Nehmzow typed a message to one of the virtual greeters his firm hired to interact with visitors to PA Consulting's Second Life offices, asking her if she could hear his voice. "She typed back, 'Sorry, I cannot because I am deaf','" recalls Nehmzow, who leads the organization's applications of virtual worlds. "I didn't know she was deaf until that point, and it didn't matter."

The exchange explains why Nehmzow describes virtual worlds such as Second Life as "the ultimate nondiscriminatory medium." Like a growing number of firms, PA Consulting taps the medium to recruit real-life employees, foster collaboration among a geographically dispersed workforce, collaborate with customers and hire "in-world" Second Life employees, who are paid in the realm's currency of Lindens, currently trading at an exchange rate of 270 Lindens to one U.S. dollar.

Although Nehmzow has not encountered any HR-related problems with his virtual team of Second Life greeters, he is now researching the firm's responsibilities should a greeter experience real problems on the virtual job.

As he should, says labor and employment law attorney and HR consultant Dave Elchoness. "An employment relationship with a greeter in Second Life is almost more complicated than the relationship with a regular employee who might go online any time someone enters the company's virtual offices," says Elchoness. "You may be hiring someone ... you don't know anything about."

Hardly a Luddite, Elchoness operates a virtual law office in Second Life and says that virtual worlds eventually "will be used as a communications medium that is the next best thing to visiting in person."

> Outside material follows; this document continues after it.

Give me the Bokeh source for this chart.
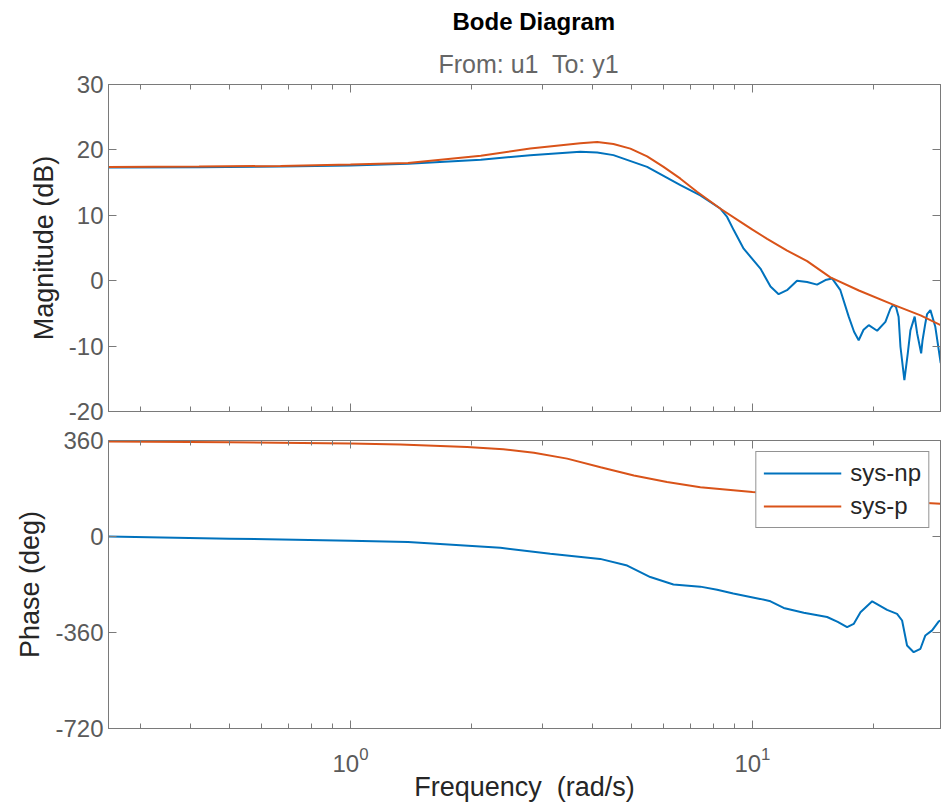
from bokeh.plotting import figure
from bokeh.layouts import column
from bokeh.models import (Title, LogAxis, LinearAxis, FixedTicker, Range1d,
                          Legend, LegendItem, LogTickFormatter, CustomJSTickFormatter)
from bokeh.embed import file_html
from bokeh.resources import INLINE

# ---------------- data ----------------
# Magnitude, sys-p (orange)
freq_mag_p = [0.25, 0.42, 0.67, 1.0, 1.39, 2.11, 2.80, 3.73, 4.11, 4.51, 4.97, 5.47,
              6.01, 6.62, 7.28, 8.33, 9.34, 10.0, 10.88, 12.2, 13.68, 15.63, 18.4,
              22.46, 26.2, 29.4]
mag_p = [17.4, 17.45, 17.55, 17.75, 18.0, 19.1, 20.2, 21.0, 21.2, 20.9, 20.2, 19.0,
         17.4, 15.6, 13.6, 11.0, 9.0, 7.8, 6.4, 4.6, 3.0, 0.5, -1.5,
         -3.7, -5.3, -6.8]

# Magnitude, sys-np (blue)
freq_mag_np = [0.25, 0.42, 0.67, 1.0, 1.39, 2.11, 2.80, 3.73, 4.11, 4.51, 5.47, 6.62,
               7.42, 8.33, 8.65, 8.99, 9.51, 10.47, 11.09, 11.62, 12.19, 12.91, 13.68,
               14.48, 15.19, 15.78, 16.55, 17.36, 17.9, 18.38, 18.9, 19.47, 20.43,
               21.42, 22.05, 22.39, 22.75, 23.1, 23.35, 23.88, 24.35, 24.72, 25.33,
               25.7, 26.29, 26.5, 26.93, 27.2, 27.72, 28.51, 29.08, 29.4]
mag_np = [17.3, 17.35, 17.45, 17.6, 17.9, 18.5, 19.2, 19.7, 19.6, 19.2, 17.4, 14.6,
          13.05, 11.0, 9.75, 7.7, 4.9, 1.85, -0.9, -2.06, -1.45, 0.0, -0.2,
          -0.6, 0.1, 0.35, -1.45, -5.5, -7.8, -9.1, -7.5, -6.8, -7.65,
          -6.3, -4.25, -3.7, -4.0, -5.5, -10.1, -15.2, -11.1, -7.6, -5.5,
          -8.1, -11.1, -9.1, -6.5, -5.1, -4.5, -7.05, -10.6, -12.6]

# Phase, sys-p (orange)
freq_ph_p = [0.25, 0.5, 1.0, 1.33, 1.95, 2.4, 2.86, 3.46, 4.19, 5.07, 6.13, 7.42, 10.0,
             14.0, 20.0, 25.0, 29.4]
phase_p = [356, 353, 349, 345, 336, 327, 314, 292, 260, 229, 204, 185, 167,
           150, 136, 128, 123]

# Phase, sys-np (blue)
freq_ph_np = [0.25, 0.5, 1.0, 1.39, 2.36, 3.14, 4.18, 4.88, 5.57, 6.36, 7.42, 8.17,
              8.96, 10.45, 11.09, 11.96, 13.42, 15.34, 16.3, 17.2, 17.86, 18.57,
              19.86, 21.63, 22.9, 23.57, 24.25, 25.19, 26.18, 26.93, 27.99, 29.08, 29.4]
phase_np = [0, -8, -16, -21, -42, -65, -84, -109, -152, -180, -188, -200,
            -214, -234, -243, -268, -286, -302, -320, -340, -328, -284,
            -243, -275, -290, -315, -409, -434, -421, -371, -352, -318, -315]

x_major_ticks = [1, 10]
x_minor_ticks = [0.3, 0.4, 0.5, 0.6, 0.7, 0.8, 0.9, 2, 3, 4, 5, 6, 7, 8, 9, 20]
mag_ticks = [-20, -10, 0, 10, 20, 30]
phase_ticks = [-720, -360, 0, 360]
series_labels = ["sys-np", "sys-p"]
title_text = "Bode Diagram"
subtitle_text = "From: u1\u00a0 To: y1"
xlabel_text = "Frequency\u00a0 (rad/s)"

# ---------------- style ----------------
FONT = "Liberation Sans"
BLUE = "#0072BD"
ORANGE = "#D95319"
AXC = "#7a7a7a"
TICKC = "#5a5a5a"
LABC = "#262626"
X_RANGE = (0.25, 29.37)


def style_axis(ax, labels=True, minor=False):
    ax.axis_line_color = AXC
    ax.major_tick_line_color = AXC
    ax.major_tick_in = 8
    ax.major_tick_out = 0
    if minor:
        ax.minor_tick_line_color = AXC
        ax.minor_tick_in = 5
        ax.minor_tick_out = 0
    else:
        ax.minor_tick_line_color = None
    ax.major_label_text_font = FONT
    ax.major_label_text_color = TICKC
    if labels:
        ax.major_label_text_font_size = "24px"
    else:
        ax.major_label_text_font_size = "1px"
        ax.major_label_text_alpha = 0
        ax.major_label_standoff = 0
    ax.axis_label_text_font = FONT
    ax.axis_label_text_font_style = "normal"
    ax.axis_label_text_color = LABC
    ax.axis_label_text_font_size = "27px"


def make_fig(yr, yticks, ylabel, top, bottom, frame_h):
    p = figure(x_axis_type="log", x_range=Range1d(*X_RANGE), y_range=Range1d(*yr),
               frame_width=832, frame_height=frame_h, output_backend="svg",
               toolbar_location=None, min_border_left=108, min_border_right=1,
               min_border_top=top, min_border_bottom=bottom)
    p.xgrid.visible = False
    p.ygrid.visible = False
    p.outline_line_color = AXC
    p.background_fill_color = "white"
    p.border_fill_color = "white"
    xt = FixedTicker(ticks=x_major_ticks, minor_ticks=x_minor_ticks)
    yt = FixedTicker(ticks=yticks)
    p.xaxis.ticker = xt
    p.yaxis.ticker = yt
    for ax in p.xaxis:
        style_axis(ax, labels=True, minor=True)
    for ax in p.yaxis:
        style_axis(ax, labels=True, minor=False)
    p.yaxis.formatter = CustomJSTickFormatter(code="return String(Math.round(tick));")
    p.yaxis.axis_label = ylabel
    p.yaxis.axis_label_standoff = 7
    top_ax = LogAxis(ticker=xt)
    style_axis(top_ax, labels=False, minor=True)
    p.add_layout(top_ax, "above")
    right_ax = LinearAxis(ticker=yt)
    style_axis(right_ax, labels=False, minor=False)
    p.add_layout(right_ax, "right")
    return p


# Magnitude panel
p1 = make_fig((-20, 30), mag_ticks, "Magnitude (dB)", 84, 14, 327)
style_axis(p1.below[0], labels=False, minor=True)
p1.line(freq_mag_np, mag_np, line_color=BLUE, line_width=2)
p1.line(freq_mag_p, mag_p, line_color=ORANGE, line_width=2)

sub = Title(text=subtitle_text, align="left", text_font=FONT,
            text_font_size="25px", text_font_style="normal", text_color="#666666",
            standoff=14, offset=330)
p1.add_layout(sub, "above")
main = Title(text=title_text, align="left", text_font=FONT,
             text_font_size="24px", text_font_style="bold", text_color="#000000",
             standoff=11, offset=344)
p1.add_layout(main, "above")

# Phase panel
p2 = make_fig((-720, 360), phase_ticks, "Phase (deg)", 15, 76, 288)
p2.below[0].formatter = LogTickFormatter()
p2.below[0].major_label_standoff = 18
p2.below[0].axis_label = xlabel_text
p2.below[0].axis_label_standoff = -3
r_np = p2.line(freq_ph_np, phase_np, line_color=BLUE, line_width=2)
r_p = p2.line(freq_ph_p, phase_p, line_color=ORANGE, line_width=2)

legend = Legend(items=[LegendItem(label=series_labels[0], renderers=[r_np]),
                       LegendItem(label=series_labels[1], renderers=[r_p])],
                location="top_right", margin=11)
legend.label_text_font = FONT
legend.label_text_font_size = "24px"
legend.label_text_color = LABC
legend.glyph_width = 78
legend.glyph_height = 24
legend.label_height = 24
legend.label_standoff = 9
legend.spacing = 5
legend.padding = 7
legend.border_line_color = "#262626"
legend.border_line_width = 1
legend.background_fill_color = "white"
legend.background_fill_alpha = 1.0
p2.add_layout(legend)

layout = column(p1, p2, spacing=0)
open("out.html", "w").write(file_html(layout, INLINE))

But he insists that HR managers should not let their companies enter virtual realms blind to potentially serious risks.

"On one hand, this medium opens a huge number of opportunities," Elchoness says. "On the other hand, unless you go into it with your eyes wide open, you can run into some unsavory characters and situations."

Endless Opportunities

IBM refers to Second Life and its ilk as "virtual social worlds." PA Consulting uses the broader term "participatory media," while others prefer "massively multiplayer online role-playing games," "multiplayer online games," or the "3-D Internet." The variance reflects the fact that the maturation of virtual worlds is just a few seconds into what will be a long journey, according to IBM.